Partíme de vos sin veros,

porque no puedan decirme

que fue posible partirme

y no lo fue enterneceros;

excusaré, mal mi grado,

el juzgar en la partida,

a vos por desconocida,

y a mí por desesperado.

No hay fortuna que asegure

aquel que de vos se parte,

ni tiempo, razón ni arte

que por su salud procure;

y así, a tan amarga suerte

no buscaré resistencia;

pues vos disteís la sentencia,

yo ejecutaré mi muerte.

Sí que se muestra un tanto dramática esta última estrofa. Tal vez los desaires llegaron a un punto tal, que nuestro poeta se vio en la única posibilidad de desaparecer de su lado, y pensó que Italia sería un buen lugar donde, al tiempo de rechazar a los tozudos turcos, poder dejar la vida porque su amada quedara bien servida:

Yo me huyo y no me quejo,

porque no vengo conmigo;

perdonadme que os lo digo

por galardón de que os dejo;

y si os mostrareis servida

en partirme de esta suerte,

podrá decir que la muerte

me valió más que la vida.

¿Dónde dejó la vida Luís Gálvez de Montalvo? Unos creen que fue hacia 1591, cuando España mantenía su poder sobre Milán, Nápoles, Sicilia y Cerdeña, y era entrañable la amistad y cooperación con la señora de Génova. Era aquella una época de relativa tranquilidad en la península itálica, turbada solo por las luchas exteriores contra los enemigos de la monarquía, y por las continuas incursiones de los piratas turcos a lo largo de las costas italianas. Creen otros que su muerte acaeció en 1614. Fuera en una u otra fecha, aún encontró en Italia el tiempo suficiente para seguir cultivando su arte y traduciendo poesías italianas, tal como la «Jerusalén», de Tasco; en Roma se ocupó de esta tarea intelectual, y como no la llegó a concluir, Lope de Vega se duele mucho de ello, así como de su muerte súbita, según nos dice en el «Isidro» el Fénix de los Ingenios. También tradujo Gálvez de Montalvo el «Llanto de San Pedro» de Tansilo. Hoy nos queda un muy leve recuerdo de este que ha sido uno de los más altos exponentes de la poesía alcarreña, y que ahora, en breve pausa, recordamos.

Bibliografía:

Catalina García Juan: Bibliografía de la provincia de Guadalajara, Madrid 1899, páginas 144‑149.

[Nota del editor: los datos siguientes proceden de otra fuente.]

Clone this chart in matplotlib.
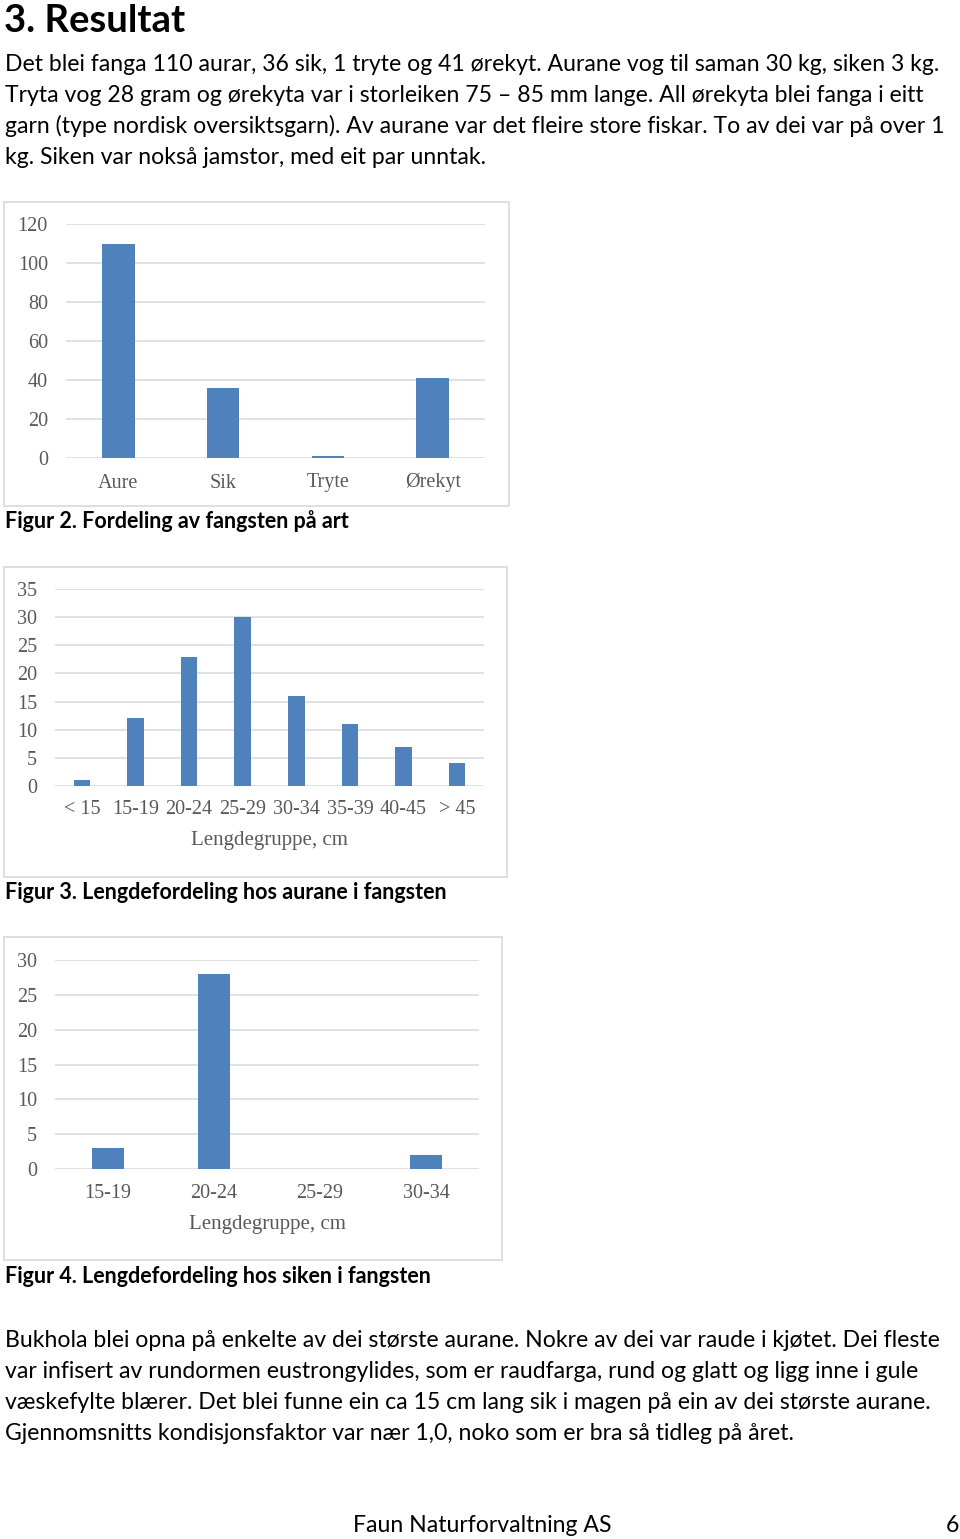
import matplotlib
matplotlib.use('Agg')
import matplotlib.pyplot as plt
from matplotlib.patches import Rectangle
from matplotlib.transforms import blended_transform_factory

W, H = 960, 1539

# data
arter = ['Aure', 'Sik', 'Tryte', 'Ørekyt']
antal_art = [110, 36, 1, 41]

grupper_aure = ['< 15', '15-19', '20-24', '25-29', '30-34', '35-39', '40-45', '> 45']
antal_aure = [1, 12, 23, 30, 16, 11, 7, 4]

grupper_sik = ['15-19', '20-24', '25-29', '30-34']
antal_sik = [3, 28, 0, 2]

tekst_topp = [
    'Det blei fanga 110 aurar, 36 sik, 1 tryte og 41 ørekyt. Aurane vog til saman 30 kg, siken 3 kg.',
    'Tryta vog 28 gram og ørekyta var i storleiken 75 – 85 mm lange. All ørekyta blei fanga i eitt',
    'garn (type nordisk oversiktsgarn). Av aurane var det fleire store fiskar. To av dei var på over 1',
    'kg. Siken var nokså jamstor, med eit par unntak.',
]
tekst_botn = [
    'Bukhola blei opna på enkelte av dei største aurane. Nokre av dei var raude i kjøtet. Dei fleste',
    'var infisert av rundormen eustrongylides, som er raudfarga, rund og glatt og ligg inne i gule',
    'væskefylte blærer. Det blei funne ein ca 15 cm lang sik i magen på ein av dei største aurane.',
    'Gjennomsnitts kondisjonsfaktor var nær 1,0, noko som er bra så tidleg på året.',
]

BAR = '#4F81BD'
GRID = '#D9D9D9'
TXT = '#595959'
SERIF = 'Liberation Serif'
SANS = 'Lato'

fig = plt.figure(figsize=(W / 100, H / 100), dpi=100)


def fx(x):
    return x / W


def fy(y):
    return 1 - y / H


def chart(box, plot, cats, vals, ymax, step, lab_y, xlabel=None, xlab_y=None):
    bx0, by0, bx1, by1 = box
    fig.patches.append(Rectangle((fx(bx0), fy(by1)), (bx1 - bx0) / W, (by1 - by0) / H,
                                 transform=fig.transFigure, fill=False,
                                 edgecolor=GRID, linewidth=1.2))
    x0, y0, x1, y1 = plot
    ax = fig.add_axes([fx(x0), fy(y1), (x1 - x0) / W, (y1 - y0) / H])
    ax.bar(range(len(cats)), vals, width=0.31, color=BAR, zorder=3)
    ax.set_xlim(-0.5, len(cats) - 0.5)
    ax.set_ylim(0, ymax)
    ax.set_yticks(range(0, ymax + 1, step))
    ax.yaxis.grid(True, color=GRID, linewidth=1.1, zorder=0)
    for s in ax.spines.values():
        s.set_visible(False)
    ax.tick_params(length=0, labelsize=14.5, labelcolor=TXT, pad=13)
    for t in ax.get_yticklabels():
        t.set_fontfamily(SERIF)
    ax.set_xticks([])
    ax.set_facecolor('none')
    tr = blended_transform_factory(ax.transData, fig.transFigure)
    for i, c in enumerate(cats):
        ax.text(i, fy(lab_y), c, transform=tr, ha='center', va='center',
                fontsize=14.5, color=TXT, family=SERIF)
    if xlabel:
        fig.text(fx((x0 + x1) / 2), fy(xlab_y), xlabel, ha='center', va='center',
                 fontsize=15, color=TXT, family=SERIF)
    return ax


# heading
fig.text(fx(4), fy(32), '3. Resultat', fontsize=27.5, fontweight='bold', family=SANS,
         ha='left', va='baseline', color='black')

# body text
tt = []
for i, line in enumerate(tekst_topp):
    tt.append(fig.text(fx(5), fy(71 + i * 31), line, fontsize=16, family=SANS,
                       ha='left', va='baseline', color='black'))
tb = []
for i, line in enumerate(tekst_botn):
    tb.append(fig.text(fx(5), fy(1347 + i * 31), line, fontsize=16, family=SANS,
                       ha='left', va='baseline', color='black'))

# fit body font size to the page width
r = fig.canvas.get_renderer()
w = tt[0].get_window_extent(r).width
fs = 16 * 940 / w
for t in tt + tb:
    t.set_fontsize(fs)

chart((4, 202, 509, 506), (66, 224, 485, 458), arter, antal_art, 120, 20, lab_y=483)
chart((4, 567, 507, 877), (55, 589, 484, 786), grupper_aure, antal_aure, 35, 5,
      lab_y=810, xlabel='Lengdegruppe, cm', xlab_y=840)
chart((4, 937, 502, 1260), (55, 960, 479, 1169), grupper_sik, antal_sik, 30, 5,
      lab_y=1193, xlabel='Lengdegruppe, cm', xlab_y=1224)

cap = dict(fontsize=15.5, fontweight='bold', family=SANS, ha='left', va='baseline', color='black')
fig.text(fx(5), fy(528), 'Figur 2. Fordeling av fangsten på art', **cap)
fig.text(fx(5), fy(899), 'Figur 3. Lengdefordeling hos aurane i fangsten', **cap)
fig.text(fx(5), fy(1283), 'Figur 4. Lengdefordeling hos siken i fangsten', **cap)

fig.text(fx(482), fy(1532), 'Faun Naturforvaltning AS', fontsize=fs, family=SANS,
         ha='center', va='baseline', color='black')
fig.text(fx(959), fy(1532), '6', fontsize=fs, family=SANS, ha='right', va='baseline', color='black')

fig.savefig('out.png', dpi=100, facecolor='white')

Mayans y Siscar, J.A.: Prólogo a «El Pastor de Filida», Valencia, 1792.

Saiz de Robles, F.C.: «Historia y antología española», Madrid 1964, páginas 670‑673.

Rodríguez Marín, F.: La Filida de Gálvez de Montalvo, discurso en la Real Academia de la Historia, 1927.

E.D.: Sannazaro’s «Arcadia» and Galve de Montalvo’s «El Pastor de Filida», en «Modern Language Notes», CVII, 1942.